(Rows from a dataset of charts and code)
################

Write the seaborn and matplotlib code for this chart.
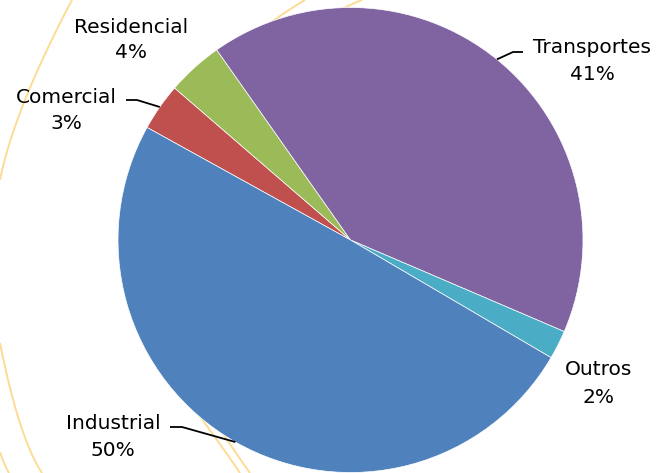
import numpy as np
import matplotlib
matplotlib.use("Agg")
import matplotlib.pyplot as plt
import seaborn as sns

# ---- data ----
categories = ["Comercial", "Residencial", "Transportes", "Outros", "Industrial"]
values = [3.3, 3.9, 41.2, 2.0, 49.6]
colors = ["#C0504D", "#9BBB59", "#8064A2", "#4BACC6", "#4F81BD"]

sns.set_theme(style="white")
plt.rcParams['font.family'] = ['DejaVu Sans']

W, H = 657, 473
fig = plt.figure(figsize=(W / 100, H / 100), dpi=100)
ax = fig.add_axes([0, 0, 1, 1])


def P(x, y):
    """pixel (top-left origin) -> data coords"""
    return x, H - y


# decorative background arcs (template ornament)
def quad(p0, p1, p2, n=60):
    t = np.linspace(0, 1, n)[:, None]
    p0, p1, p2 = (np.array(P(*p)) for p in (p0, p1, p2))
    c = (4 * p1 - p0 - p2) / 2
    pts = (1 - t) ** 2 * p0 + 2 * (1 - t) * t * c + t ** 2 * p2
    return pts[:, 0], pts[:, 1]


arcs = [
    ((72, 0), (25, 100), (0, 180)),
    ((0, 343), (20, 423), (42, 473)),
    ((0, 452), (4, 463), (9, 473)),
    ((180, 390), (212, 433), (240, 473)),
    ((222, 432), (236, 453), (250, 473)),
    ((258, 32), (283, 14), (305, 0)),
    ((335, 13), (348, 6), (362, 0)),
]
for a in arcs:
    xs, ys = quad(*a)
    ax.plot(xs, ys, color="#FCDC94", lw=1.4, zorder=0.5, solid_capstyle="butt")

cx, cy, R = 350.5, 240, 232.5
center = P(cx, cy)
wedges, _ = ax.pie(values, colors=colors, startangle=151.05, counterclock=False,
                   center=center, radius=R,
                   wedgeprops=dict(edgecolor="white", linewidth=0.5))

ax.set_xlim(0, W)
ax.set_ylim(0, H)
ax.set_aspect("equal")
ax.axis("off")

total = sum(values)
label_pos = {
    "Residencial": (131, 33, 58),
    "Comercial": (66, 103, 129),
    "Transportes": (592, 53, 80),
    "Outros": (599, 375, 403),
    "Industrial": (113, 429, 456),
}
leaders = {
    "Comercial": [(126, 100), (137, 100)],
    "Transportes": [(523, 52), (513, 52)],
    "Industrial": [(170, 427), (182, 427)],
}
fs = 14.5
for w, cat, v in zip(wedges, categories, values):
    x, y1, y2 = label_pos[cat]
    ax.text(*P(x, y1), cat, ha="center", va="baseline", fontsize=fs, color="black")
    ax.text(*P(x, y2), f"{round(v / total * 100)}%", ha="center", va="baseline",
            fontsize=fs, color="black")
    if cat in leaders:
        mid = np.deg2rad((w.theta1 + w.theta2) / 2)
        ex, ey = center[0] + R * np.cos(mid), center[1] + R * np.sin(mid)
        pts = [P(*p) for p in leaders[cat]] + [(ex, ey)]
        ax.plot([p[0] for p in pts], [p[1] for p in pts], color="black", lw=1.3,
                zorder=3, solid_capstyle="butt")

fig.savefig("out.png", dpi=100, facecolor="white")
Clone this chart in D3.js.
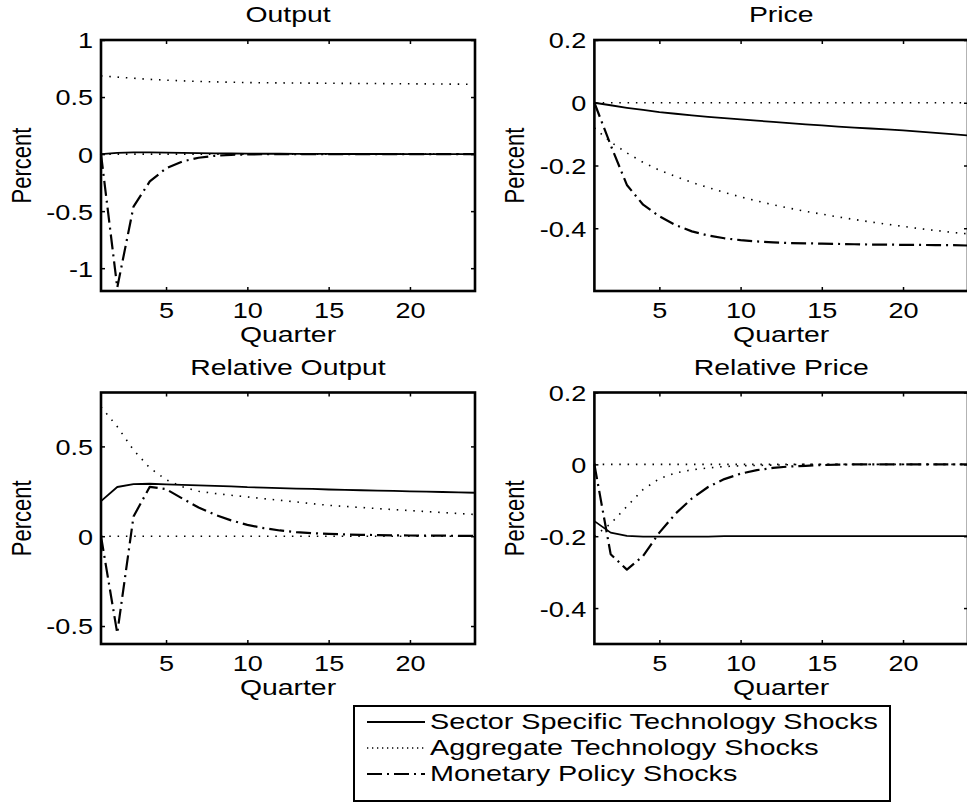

################

Task:
The pictures should not appear in the copy; every other part of the records above must be returned exactly.

Written response:
Write the seaborn and matplotlib code for this chart.
import numpy as np
import matplotlib
matplotlib.use("Agg")
import matplotlib.pyplot as plt
import seaborn as sns

# ---- data ----
categories = ["Comercial", "Residencial", "Transportes", "Outros", "Industrial"]
values = [3.3, 3.9, 41.2, 2.0, 49.6]
colors = ["#C0504D", "#9BBB59", "#8064A2", "#4BACC6", "#4F81BD"]

sns.set_theme(style="white")
plt.rcParams['font.family'] = ['DejaVu Sans']

W, H = 657, 473
fig = plt.figure(figsize=(W / 100, H / 100), dpi=100)
ax = fig.add_axes([0, 0, 1, 1])


def P(x, y):
    """pixel (top-left origin) -> data coords"""
    return x, H - y


# decorative background arcs (template ornament)
def quad(p0, p1, p2, n=60):
    t = np.linspace(0, 1, n)[:, None]
    p0, p1, p2 = (np.array(P(*p)) for p in (p0, p1, p2))
    c = (4 * p1 - p0 - p2) / 2
    pts = (1 - t) ** 2 * p0 + 2 * (1 - t) * t * c + t ** 2 * p2
    return pts[:, 0], pts[:, 1]


arcs = [
    ((72, 0), (25, 100), (0, 180)),
    ((0, 343), (20, 423), (42, 473)),
    ((0, 452), (4, 463), (9, 473)),
    ((180, 390), (212, 433), (240, 473)),
    ((222, 432), (236, 453), (250, 473)),
    ((258, 32), (283, 14), (305, 0)),
    ((335, 13), (348, 6), (362, 0)),
]
for a in arcs:
    xs, ys = quad(*a)
    ax.plot(xs, ys, color="#FCDC94", lw=1.4, zorder=0.5, solid_capstyle="butt")

cx, cy, R = 350.5, 240, 232.5
center = P(cx, cy)
wedges, _ = ax.pie(values, colors=colors, startangle=151.05, counterclock=False,
                   center=center, radius=R,
                   wedgeprops=dict(edgecolor="white", linewidth=0.5))

ax.set_xlim(0, W)
ax.set_ylim(0, H)
ax.set_aspect("equal")
ax.axis("off")

total = sum(values)
label_pos = {
    "Residencial": (131, 33, 58),
    "Comercial": (66, 103, 129),
    "Transportes": (592, 53, 80),
    "Outros": (599, 375, 403),
    "Industrial": (113, 429, 456),
}
leaders = {
    "Comercial": [(126, 100), (137, 100)],
    "Transportes": [(523, 52), (513, 52)],
    "Industrial": [(170, 427), (182, 427)],
}
fs = 14.5
for w, cat, v in zip(wedges, categories, values):
    x, y1, y2 = label_pos[cat]
    ax.text(*P(x, y1), cat, ha="center", va="baseline", fontsize=fs, color="black")
    ax.text(*P(x, y2), f"{round(v / total * 100)}%", ha="center", va="baseline",
            fontsize=fs, color="black")
    if cat in leaders:
        mid = np.deg2rad((w.theta1 + w.theta2) / 2)
        ex, ey = center[0] + R * np.cos(mid), center[1] + R * np.sin(mid)
        pts = [P(*p) for p in leaders[cat]] + [(ex, ey)]
        ax.plot([p[0] for p in pts], [p[1] for p in pts], color="black", lw=1.3,
                zorder=3, solid_capstyle="butt")

fig.savefig("out.png", dpi=100, facecolor="white")
Clone this chart in D3.js.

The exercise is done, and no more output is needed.